Polvorín ruso
EL PROCESO de descomposición de la antigua URSS está teniendo unos efectos cuya virulencia era dificil de prever. En efecto, a su sustitución por una Comunidad de Estados Independientes, se superpusieron desde el principio tensiones nacionalistas que degeneraron pronto en conflictos abiertos. Tales son hoy los de Moldavia, Georgia y Armenia.El cuestionamiento de la autoridad de Moscú había empezado en las repúblicas bálticas. En enero de 1991 se produjo en Lituania una intervención del Ejército soviético de trágicas consecuencias. Resulta paradójico que el entonces defensor de la identidad y resistencia lituanas, el presidente ruso, Borís Yeltsin, sea hoy no sólo quien amenaza, sino quien envía a sus tropas a hacer frente a los nacionalistas de las repúblicas meridionales. A su regreso de Washington anteayer, YeItsin no.dudó en amenazar a Moldavia (su vicepresidente, Rutskói, había hecho lo propio en relación con Georgia), asegurando que no permanecería impasible ante la matanza de ciudadanos rusos en ambas repúblicas. Ayer envió a unidades del Ejército al Transdniéster, la región moldava al este del río Dniéster, agravando así el estado de guerra civil.

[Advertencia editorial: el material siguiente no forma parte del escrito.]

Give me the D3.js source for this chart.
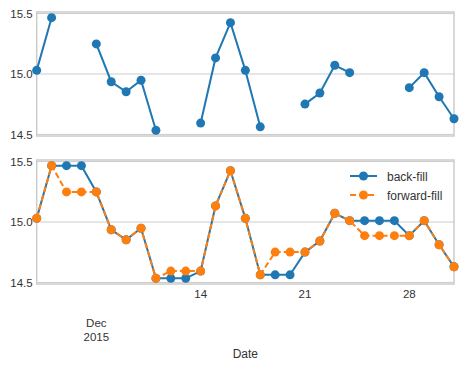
<!DOCTYPE html>
<html>
<head>
<meta charset="utf-8">
<script src="https://cdn.jsdelivr.net/npm/d3@7"></script>
<style>
  body { margin: 0; background: #fff; }
  svg text { font-family: "Liberation Sans", Arial, sans-serif; fill: #333; }
</style>
</head>
<body>
<div id="chart"></div>
<script>
// days of December 2015
const days = [3,4,5,6,7,8,9,10,11,12,13,14,15,16,17,18,19,20,21,22,23,24,25,26,27,28,29,30,31];

// raw series, null = missing
const rawValues = [15.03,15.466,null,null,15.249,14.936,14.853,14.948,14.534,null,null,14.594,15.133,15.425,15.03,14.563,null,null,14.751,14.843,15.072,15.011,null,null,null,14.887,15.011,14.812,14.63];

// lower panel
const backFill = [15.03,15.466,15.466,15.466,15.249,14.936,14.853,14.948,14.534,14.534,14.534,14.594,15.133,15.425,15.03,14.563,14.563,14.563,14.751,14.843,15.072,15.011,15.011,15.011,15.011,14.887,15.011,14.812,14.63];
const forwardFill = [15.03,15.466,15.249,15.249,15.249,14.936,14.853,14.948,14.534,14.594,14.594,14.594,15.133,15.425,15.03,14.563,14.751,14.751,14.751,14.843,15.072,15.011,14.887,14.887,14.887,14.887,15.011,14.812,14.63];

const yTicks = [14.5, 15.0, 15.5];
const xMinorTicks = [14, 21, 28];
const xMajorTick = { day: 7, lines: ["Dec", "2015"] };
const legendLabels = ["back-fill", "forward-fill"];

const W = 463, H = 366;
const left = 36.7, right = 454;
const panels = [{ top: 12, bottom: 136 }, { top: 160, bottom: 284 }];
const blue = "#1f77b4", orange = "#ff7f0e";

const svg = d3.select("#chart").append("svg")
    .attr("width", W)
    .attr("height", H);

const date = d => new Date(Date.UTC(2015, 11, d));

let x = d3.scaleUtc()
    .domain([date(3), date(31)])
    .range([left, right]);

function drawPanel(p) {
    const y = d3.scaleLinear().domain([14.487, 15.513]).range([p.bottom, p.top]);
    const g = svg.append("g");

    // grid
    g.selectAll(".grid")
        .data(yTicks)
        .enter()
        .append("line")
        .attr("x1", left).attr("x2", right)
        .attr("y1", d => y(d)).attr("y2", d => y(d))
        .attr("stroke", "#cccccc")
        .attr("stroke-width", 1);

    // y axis labels
    const yAxis = g.append("g")
        .attr("transform", `translate(${left},0)`)
        .call(d3.axisLeft(y).tickValues(yTicks).tickSize(0).tickPadding(4).tickFormat(d3.format(".1f")));
    yAxis.select(".domain").remove();
    yAxis.selectAll("text")
        .style("font-size", "11.5px")
        .style("font-family", "Liberation Sans, Arial, sans-serif")
        .attr("fill", "#333");

    // frame
    g.append("rect")
        .attr("x", left).attr("y", p.top)
        .attr("width", right - left).attr("height", p.bottom - p.top)
        .attr("fill", "none")
        .attr("stroke", "#cccccc")
        .attr("stroke-width", 1.5);

    return { g, y };
}

function drawSeries(g, y, values, color, dashed) {
    const pts = days.map((d, i) => ({ d, v: values[i] }));
    g.append("path")
        .datum(pts)
        .attr("fill", "none")
        .attr("stroke", color)
        .attr("stroke-width", 2)
        .attr("stroke-dasharray", dashed ? "6,3" : null)
        .attr("d", d3.line()
            .defined(d => d.v !== null)
            .x(d => x(date(d.d)))
            .y(d => y(d.v)));

    g.selectAll(null)
        .data(pts.filter(d => d.v !== null))
        .enter()
        .append("circle")
        .attr("cx", d => x(date(d.d)))
        .attr("cy", d => y(d.v))
        .attr("r", 4.5)
        .attr("fill", color);
}

// ----- top panel
const upper = drawPanel(panels[0]);
drawSeries(upper.g, upper.y, rawValues, blue, false);

// ----- bottom panel
const lower = drawPanel(panels[1]);
drawSeries(lower.g, lower.y, backFill, blue, false);
drawSeries(lower.g, lower.y, forwardFill, orange, true);

// x tick labels (bottom panel only)
svg.selectAll(".xt")
    .data(xMinorTicks)
    .enter()
    .append("text")
    .attr("x", d => x(date(d)))
    .attr("y", 298)
    .attr("text-anchor", "middle")
    .style("font-size", "11.5px")
    .text(d => d);

const major = svg.append("text")
    .attr("x", x(date(xMajorTick.day)))
    .attr("y", 327)
    .attr("text-anchor", "middle")
    .style("font-size", "11.5px");
xMajorTick.lines.forEach((t, i) => {
    major.append("tspan")
        .attr("x", x(date(xMajorTick.day)))
        .attr("dy", i === 0 ? 0 : 14)
        .text(t);
});

svg.append("text")
    .attr("x", (left + right) / 2)
    .attr("y", 358)
    .attr("text-anchor", "middle")
    .style("font-size", "12px")
    .text("Date");

// legend
const legend = svg.append("g").attr("transform", "translate(350,176)");
legendLabels.forEach((lab, i) => {
    const c = i === 0 ? blue : orange;
    const row = legend.append("g").attr("transform", `translate(0,${i * 19})`);
    row.append("line")
        .attr("x1", 0).attr("x2", 27)
        .attr("stroke", c)
        .attr("stroke-width", 2)
        .attr("stroke-dasharray", i === 1 ? "6,3" : null);
    row.append("circle").attr("cx", 13.5).attr("r", 4.5).attr("fill", c);
    row.append("text")
        .attr("x", 37).attr("y", 4.5)
        .style("font-size", "12px")
        .text(lab);
});
</script>
</body>
</html>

Las minorías rusas y ucranias de Moldavia que viven en esa región temen, no sin razón, convertirse en "ciudadanos de segunda clase" tras una posible anexión de esta república por Rumania. Éste es el eje del problema y, como tantos otros de los que padece la antigua URSS, se debe al cuidado de Stalin por crear una situación de tal confusión que, terminada la II Guerra Mundial, no quedara en la Unión Soviética región o nacionalidad capaz de ponerle en aprietos. De ahí su política de traslados de poblaciones enteras desde sus hogares nacionales a regiones alejadas o su envío de funcionarios, técnicos, obreros y militares rusos para ocupar cargos clave en las repúblicas no rusas de la URSS. Estos rusos son los que hoy se conocen como minorías imperiales, grupos enteros de ciudadanos que, aun controlando los resortes de cada Estado no ruso, nunca llegaron a integrarse realmente en ellos. En algunas repúblicas, como la musulmana del Kazajstán, apenas el 1% de la minoría imperial, habla el idioma local. Sin embargo, en otros lugares, como las repúblicas bálticas, el nivel de integración fue muy superior y de este hecho nace el drama de las poblaciones rusas en Estonia, Letonia y Lituania, que no tienen realmente un lugar al que regresar.
Aún más compleja es la cuestión ideológica. En Moldavia, uno de los motivos alegados para rechazar la intervención de Moscú es la acusación de que se trata de una intervención imperialista y neocomunista destinada a recrear el modelo soviético. Y mientras tanto, en el Kremlin pervive una vieja nostalgia: la de la gente que considera que Ucrania, Bielorrusia, Crimea, el norte de Kazajstán, Osetia en Georgia y otras zonas del viejo imperio no deben dejar de ser parte integrante de Rusia. La CEI está instalada encima de un polvorín. YeItsin hará bien en no embarcarse en aventuras militares de las que deba retirarse después, como sucedió en la república de Chechen-Ingush. La solución es negociar, no guerrear.